- [REQUEST] Retype every line from the start of the entries below down to the line with "ytick_values = list(range(49, 73))", both ends included; skip the pictures.

Entries from a dataset:
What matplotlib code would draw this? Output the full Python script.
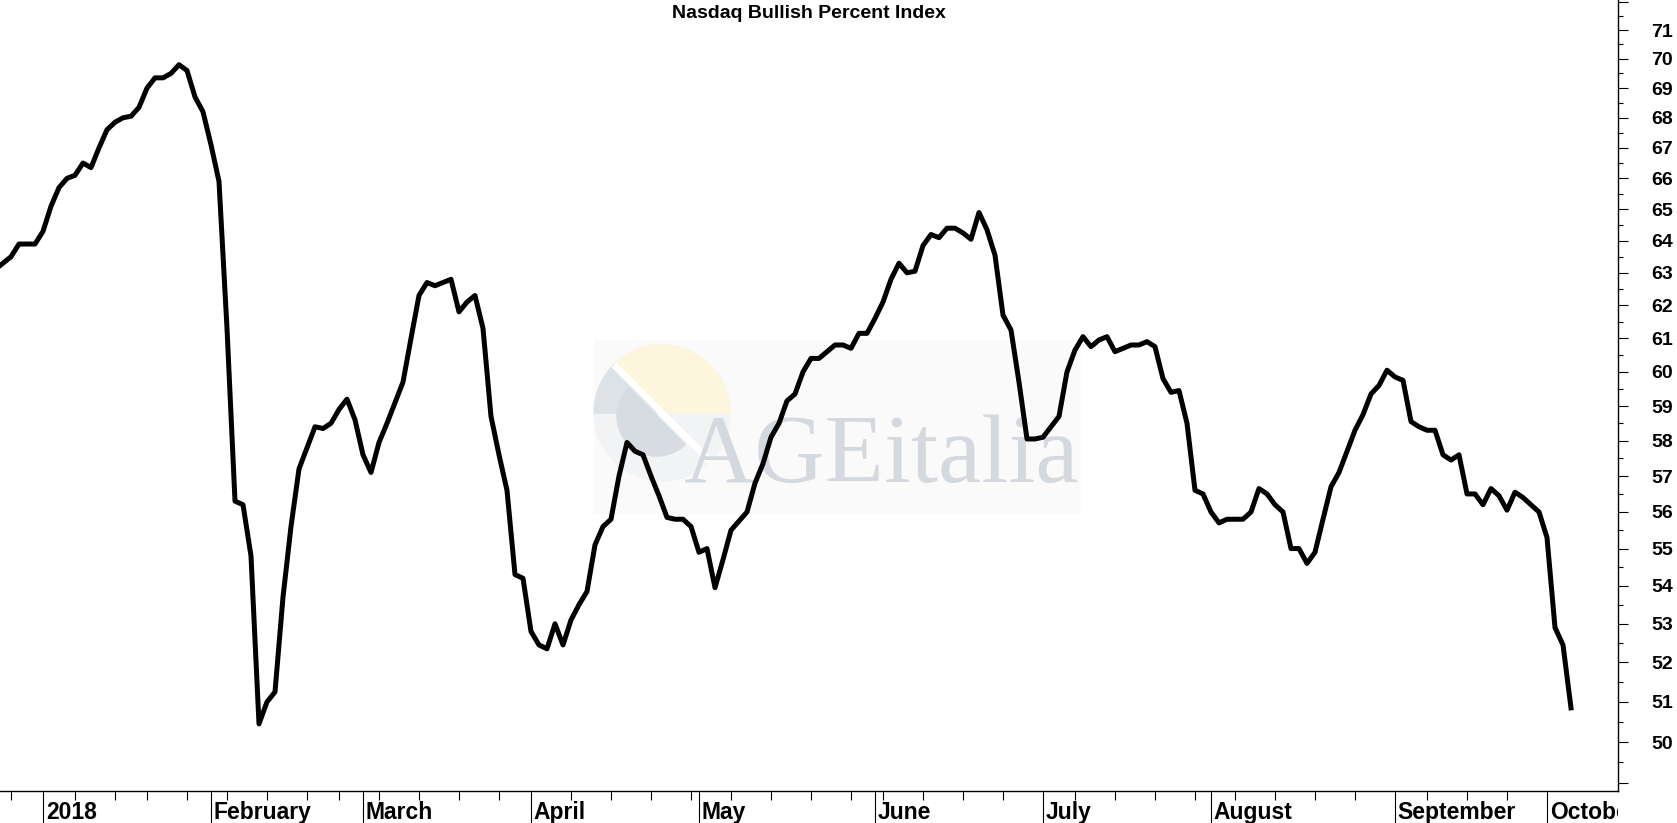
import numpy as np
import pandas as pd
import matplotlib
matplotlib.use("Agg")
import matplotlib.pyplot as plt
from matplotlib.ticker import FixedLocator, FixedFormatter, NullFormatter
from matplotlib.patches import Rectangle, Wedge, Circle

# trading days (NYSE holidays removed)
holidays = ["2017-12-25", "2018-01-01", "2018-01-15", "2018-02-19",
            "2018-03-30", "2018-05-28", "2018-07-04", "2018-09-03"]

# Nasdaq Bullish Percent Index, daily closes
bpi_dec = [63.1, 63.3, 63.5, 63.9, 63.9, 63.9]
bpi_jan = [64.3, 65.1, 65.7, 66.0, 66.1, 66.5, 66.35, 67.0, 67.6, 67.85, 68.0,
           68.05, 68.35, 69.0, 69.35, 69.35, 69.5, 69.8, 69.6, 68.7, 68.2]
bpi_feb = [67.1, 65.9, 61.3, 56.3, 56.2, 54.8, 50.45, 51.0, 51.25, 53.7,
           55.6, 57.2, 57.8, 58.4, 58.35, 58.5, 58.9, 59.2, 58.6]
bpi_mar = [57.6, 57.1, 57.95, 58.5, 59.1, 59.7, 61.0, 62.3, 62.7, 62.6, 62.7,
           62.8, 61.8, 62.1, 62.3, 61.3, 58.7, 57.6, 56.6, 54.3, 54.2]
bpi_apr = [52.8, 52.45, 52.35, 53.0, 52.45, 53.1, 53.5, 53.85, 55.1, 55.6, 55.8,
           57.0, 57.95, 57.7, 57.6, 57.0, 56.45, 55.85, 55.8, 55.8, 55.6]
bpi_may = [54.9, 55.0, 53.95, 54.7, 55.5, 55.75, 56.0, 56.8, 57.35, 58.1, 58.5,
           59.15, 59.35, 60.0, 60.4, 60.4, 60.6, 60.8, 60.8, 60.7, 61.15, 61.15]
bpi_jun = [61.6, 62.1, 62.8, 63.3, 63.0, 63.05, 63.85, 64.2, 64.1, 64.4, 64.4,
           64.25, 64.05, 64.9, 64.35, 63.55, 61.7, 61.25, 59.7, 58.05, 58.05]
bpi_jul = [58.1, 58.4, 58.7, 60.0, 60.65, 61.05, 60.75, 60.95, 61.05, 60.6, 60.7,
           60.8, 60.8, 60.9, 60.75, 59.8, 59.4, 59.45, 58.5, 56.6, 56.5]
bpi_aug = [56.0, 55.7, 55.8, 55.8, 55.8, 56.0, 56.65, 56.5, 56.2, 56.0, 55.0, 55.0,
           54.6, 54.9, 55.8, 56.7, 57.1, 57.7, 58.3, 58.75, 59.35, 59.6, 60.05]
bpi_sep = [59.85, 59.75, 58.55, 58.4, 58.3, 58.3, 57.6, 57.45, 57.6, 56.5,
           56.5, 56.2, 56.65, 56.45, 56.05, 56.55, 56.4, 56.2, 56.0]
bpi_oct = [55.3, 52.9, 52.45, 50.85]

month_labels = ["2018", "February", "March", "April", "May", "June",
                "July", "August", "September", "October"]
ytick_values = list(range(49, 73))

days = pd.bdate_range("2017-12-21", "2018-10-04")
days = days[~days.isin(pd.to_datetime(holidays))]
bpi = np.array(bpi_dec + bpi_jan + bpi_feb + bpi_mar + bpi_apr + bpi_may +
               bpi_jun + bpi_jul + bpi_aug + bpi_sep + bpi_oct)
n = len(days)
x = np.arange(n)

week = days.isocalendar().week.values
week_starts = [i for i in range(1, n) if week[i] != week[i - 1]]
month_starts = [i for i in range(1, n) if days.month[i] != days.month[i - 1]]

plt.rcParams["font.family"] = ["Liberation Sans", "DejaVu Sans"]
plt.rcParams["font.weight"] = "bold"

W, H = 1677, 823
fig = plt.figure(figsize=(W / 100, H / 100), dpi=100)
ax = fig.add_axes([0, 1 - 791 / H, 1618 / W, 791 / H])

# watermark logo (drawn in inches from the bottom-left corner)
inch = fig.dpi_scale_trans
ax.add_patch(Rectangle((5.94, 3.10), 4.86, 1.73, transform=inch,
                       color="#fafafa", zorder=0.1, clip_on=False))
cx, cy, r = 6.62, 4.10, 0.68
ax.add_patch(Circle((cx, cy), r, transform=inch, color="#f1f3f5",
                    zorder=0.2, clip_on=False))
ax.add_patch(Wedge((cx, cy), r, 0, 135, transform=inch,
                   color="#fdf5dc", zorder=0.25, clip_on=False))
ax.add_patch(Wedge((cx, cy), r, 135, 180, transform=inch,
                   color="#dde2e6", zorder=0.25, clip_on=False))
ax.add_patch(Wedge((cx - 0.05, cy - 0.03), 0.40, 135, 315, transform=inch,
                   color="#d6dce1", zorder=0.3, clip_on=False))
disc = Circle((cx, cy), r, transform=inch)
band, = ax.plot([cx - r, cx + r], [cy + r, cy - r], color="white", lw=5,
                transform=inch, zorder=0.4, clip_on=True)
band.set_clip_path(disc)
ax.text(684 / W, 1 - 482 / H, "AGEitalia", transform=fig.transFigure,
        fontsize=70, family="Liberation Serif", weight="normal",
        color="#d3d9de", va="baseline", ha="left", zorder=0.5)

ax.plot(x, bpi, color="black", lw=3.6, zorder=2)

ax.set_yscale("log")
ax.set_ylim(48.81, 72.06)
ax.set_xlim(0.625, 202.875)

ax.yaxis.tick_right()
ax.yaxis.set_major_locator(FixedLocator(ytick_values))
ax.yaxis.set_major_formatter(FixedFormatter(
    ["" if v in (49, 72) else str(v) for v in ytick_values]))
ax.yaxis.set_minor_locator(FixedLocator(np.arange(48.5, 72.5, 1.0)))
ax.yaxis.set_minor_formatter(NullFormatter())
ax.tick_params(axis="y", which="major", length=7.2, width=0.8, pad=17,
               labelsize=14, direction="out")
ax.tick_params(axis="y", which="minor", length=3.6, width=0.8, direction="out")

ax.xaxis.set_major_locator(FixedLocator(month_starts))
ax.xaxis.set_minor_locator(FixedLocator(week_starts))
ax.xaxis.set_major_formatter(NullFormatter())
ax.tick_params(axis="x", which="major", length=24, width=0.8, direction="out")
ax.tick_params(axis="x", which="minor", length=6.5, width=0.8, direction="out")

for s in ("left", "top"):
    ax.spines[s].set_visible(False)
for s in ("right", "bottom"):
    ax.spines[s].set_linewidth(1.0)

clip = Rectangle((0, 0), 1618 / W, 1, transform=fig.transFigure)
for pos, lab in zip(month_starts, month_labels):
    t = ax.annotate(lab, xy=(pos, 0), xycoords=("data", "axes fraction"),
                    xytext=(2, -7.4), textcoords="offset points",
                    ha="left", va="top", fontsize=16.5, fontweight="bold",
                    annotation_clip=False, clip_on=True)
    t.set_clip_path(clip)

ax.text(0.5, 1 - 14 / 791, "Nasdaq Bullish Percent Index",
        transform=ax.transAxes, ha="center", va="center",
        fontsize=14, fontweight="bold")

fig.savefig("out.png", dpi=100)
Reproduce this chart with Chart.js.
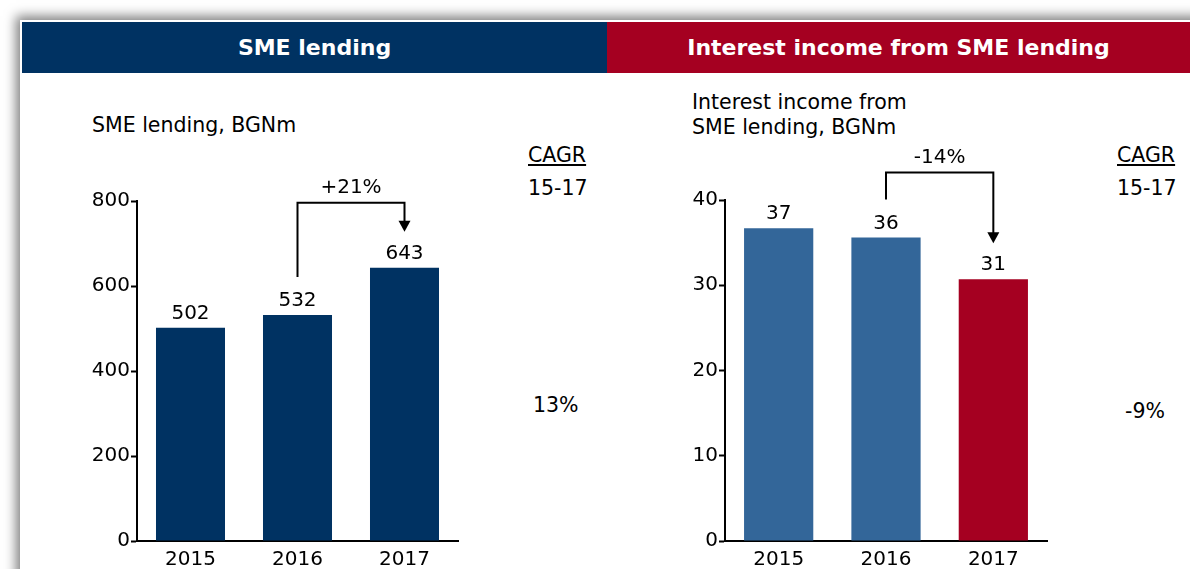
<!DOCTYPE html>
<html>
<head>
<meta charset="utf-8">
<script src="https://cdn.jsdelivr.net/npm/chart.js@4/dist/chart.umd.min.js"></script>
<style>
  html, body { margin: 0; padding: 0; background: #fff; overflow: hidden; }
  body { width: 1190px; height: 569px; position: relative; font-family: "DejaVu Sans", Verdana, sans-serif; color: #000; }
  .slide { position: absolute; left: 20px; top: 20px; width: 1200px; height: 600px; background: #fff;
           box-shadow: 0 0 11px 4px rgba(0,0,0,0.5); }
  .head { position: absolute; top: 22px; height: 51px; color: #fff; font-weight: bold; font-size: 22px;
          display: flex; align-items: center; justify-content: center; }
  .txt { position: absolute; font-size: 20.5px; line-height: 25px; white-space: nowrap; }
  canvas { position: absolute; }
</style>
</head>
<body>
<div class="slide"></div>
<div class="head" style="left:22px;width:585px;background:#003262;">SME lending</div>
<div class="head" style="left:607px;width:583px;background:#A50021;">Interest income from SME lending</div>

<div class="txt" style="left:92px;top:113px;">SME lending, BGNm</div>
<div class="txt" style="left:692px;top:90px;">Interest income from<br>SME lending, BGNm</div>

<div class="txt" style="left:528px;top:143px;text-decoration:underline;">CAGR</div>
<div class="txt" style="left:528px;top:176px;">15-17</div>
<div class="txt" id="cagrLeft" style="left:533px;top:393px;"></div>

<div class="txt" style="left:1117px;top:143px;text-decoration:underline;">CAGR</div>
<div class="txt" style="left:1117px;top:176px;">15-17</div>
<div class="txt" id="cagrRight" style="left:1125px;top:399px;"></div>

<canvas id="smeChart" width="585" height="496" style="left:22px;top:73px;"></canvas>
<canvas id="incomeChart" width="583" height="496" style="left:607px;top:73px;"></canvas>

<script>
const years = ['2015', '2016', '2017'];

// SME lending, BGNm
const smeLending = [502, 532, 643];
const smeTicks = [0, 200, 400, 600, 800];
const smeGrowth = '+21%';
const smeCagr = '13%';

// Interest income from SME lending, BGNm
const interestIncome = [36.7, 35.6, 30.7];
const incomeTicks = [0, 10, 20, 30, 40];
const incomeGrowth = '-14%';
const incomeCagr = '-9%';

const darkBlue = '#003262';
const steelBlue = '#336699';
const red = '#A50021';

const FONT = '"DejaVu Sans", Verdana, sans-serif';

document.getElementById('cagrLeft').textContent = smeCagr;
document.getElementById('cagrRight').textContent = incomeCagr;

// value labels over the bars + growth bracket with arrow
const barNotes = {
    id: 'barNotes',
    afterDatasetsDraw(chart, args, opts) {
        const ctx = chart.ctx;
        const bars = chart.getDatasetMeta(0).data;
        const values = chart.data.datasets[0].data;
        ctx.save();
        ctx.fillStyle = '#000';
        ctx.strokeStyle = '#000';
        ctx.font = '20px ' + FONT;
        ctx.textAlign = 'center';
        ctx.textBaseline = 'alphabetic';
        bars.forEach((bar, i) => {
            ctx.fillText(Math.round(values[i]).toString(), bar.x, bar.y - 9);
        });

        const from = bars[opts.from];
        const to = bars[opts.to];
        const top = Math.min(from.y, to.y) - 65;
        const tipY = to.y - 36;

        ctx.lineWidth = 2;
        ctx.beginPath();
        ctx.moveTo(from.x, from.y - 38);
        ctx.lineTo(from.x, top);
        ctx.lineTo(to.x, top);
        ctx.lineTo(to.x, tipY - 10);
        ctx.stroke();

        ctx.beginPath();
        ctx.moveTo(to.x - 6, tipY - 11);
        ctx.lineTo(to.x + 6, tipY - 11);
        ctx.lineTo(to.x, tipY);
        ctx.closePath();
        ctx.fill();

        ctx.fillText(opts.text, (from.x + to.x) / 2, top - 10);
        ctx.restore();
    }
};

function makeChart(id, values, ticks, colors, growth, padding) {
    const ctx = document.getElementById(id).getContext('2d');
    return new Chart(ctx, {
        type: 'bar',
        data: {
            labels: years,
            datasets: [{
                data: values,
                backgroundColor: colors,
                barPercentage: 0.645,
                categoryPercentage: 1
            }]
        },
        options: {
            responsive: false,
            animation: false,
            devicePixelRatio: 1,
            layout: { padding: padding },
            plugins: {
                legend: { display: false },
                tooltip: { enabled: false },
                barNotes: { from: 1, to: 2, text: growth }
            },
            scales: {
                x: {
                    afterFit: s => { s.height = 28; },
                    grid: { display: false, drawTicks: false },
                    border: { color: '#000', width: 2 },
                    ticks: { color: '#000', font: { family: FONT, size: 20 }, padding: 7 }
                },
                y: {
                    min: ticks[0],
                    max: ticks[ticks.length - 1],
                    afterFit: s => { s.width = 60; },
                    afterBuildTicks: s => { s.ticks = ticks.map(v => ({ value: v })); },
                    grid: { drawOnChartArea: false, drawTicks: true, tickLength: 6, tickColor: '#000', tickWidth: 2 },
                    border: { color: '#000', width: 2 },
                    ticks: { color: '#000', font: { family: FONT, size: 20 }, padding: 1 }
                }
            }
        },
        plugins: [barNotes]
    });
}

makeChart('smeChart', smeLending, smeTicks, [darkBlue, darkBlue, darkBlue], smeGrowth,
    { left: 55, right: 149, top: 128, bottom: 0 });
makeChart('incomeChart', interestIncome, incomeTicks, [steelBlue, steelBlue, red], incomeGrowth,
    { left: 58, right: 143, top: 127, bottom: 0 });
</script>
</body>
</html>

- [FINAL RESULT]
What matplotlib code would draw this? Output the full Python script.
import numpy as np
import pandas as pd
import matplotlib
matplotlib.use("Agg")
import matplotlib.pyplot as plt
from matplotlib.ticker import FixedLocator, FixedFormatter, NullFormatter
from matplotlib.patches import Rectangle, Wedge, Circle

# trading days (NYSE holidays removed)
holidays = ["2017-12-25", "2018-01-01", "2018-01-15", "2018-02-19",
            "2018-03-30", "2018-05-28", "2018-07-04", "2018-09-03"]

# Nasdaq Bullish Percent Index, daily closes
bpi_dec = [63.1, 63.3, 63.5, 63.9, 63.9, 63.9]
bpi_jan = [64.3, 65.1, 65.7, 66.0, 66.1, 66.5, 66.35, 67.0, 67.6, 67.85, 68.0,
           68.05, 68.35, 69.0, 69.35, 69.35, 69.5, 69.8, 69.6, 68.7, 68.2]
bpi_feb = [67.1, 65.9, 61.3, 56.3, 56.2, 54.8, 50.45, 51.0, 51.25, 53.7,
           55.6, 57.2, 57.8, 58.4, 58.35, 58.5, 58.9, 59.2, 58.6]
bpi_mar = [57.6, 57.1, 57.95, 58.5, 59.1, 59.7, 61.0, 62.3, 62.7, 62.6, 62.7,
           62.8, 61.8, 62.1, 62.3, 61.3, 58.7, 57.6, 56.6, 54.3, 54.2]
bpi_apr = [52.8, 52.45, 52.35, 53.0, 52.45, 53.1, 53.5, 53.85, 55.1, 55.6, 55.8,
           57.0, 57.95, 57.7, 57.6, 57.0, 56.45, 55.85, 55.8, 55.8, 55.6]
bpi_may = [54.9, 55.0, 53.95, 54.7, 55.5, 55.75, 56.0, 56.8, 57.35, 58.1, 58.5,
           59.15, 59.35, 60.0, 60.4, 60.4, 60.6, 60.8, 60.8, 60.7, 61.15, 61.15]
bpi_jun = [61.6, 62.1, 62.8, 63.3, 63.0, 63.05, 63.85, 64.2, 64.1, 64.4, 64.4,
           64.25, 64.05, 64.9, 64.35, 63.55, 61.7, 61.25, 59.7, 58.05, 58.05]
bpi_jul = [58.1, 58.4, 58.7, 60.0, 60.65, 61.05, 60.75, 60.95, 61.05, 60.6, 60.7,
           60.8, 60.8, 60.9, 60.75, 59.8, 59.4, 59.45, 58.5, 56.6, 56.5]
bpi_aug = [56.0, 55.7, 55.8, 55.8, 55.8, 56.0, 56.65, 56.5, 56.2, 56.0, 55.0, 55.0,
           54.6, 54.9, 55.8, 56.7, 57.1, 57.7, 58.3, 58.75, 59.35, 59.6, 60.05]
bpi_sep = [59.85, 59.75, 58.55, 58.4, 58.3, 58.3, 57.6, 57.45, 57.6, 56.5,
           56.5, 56.2, 56.65, 56.45, 56.05, 56.55, 56.4, 56.2, 56.0]
bpi_oct = [55.3, 52.9, 52.45, 50.85]

month_labels = ["2018", "February", "March", "April", "May", "June",
                "July", "August", "September", "October"]
ytick_values = list(range(49, 73))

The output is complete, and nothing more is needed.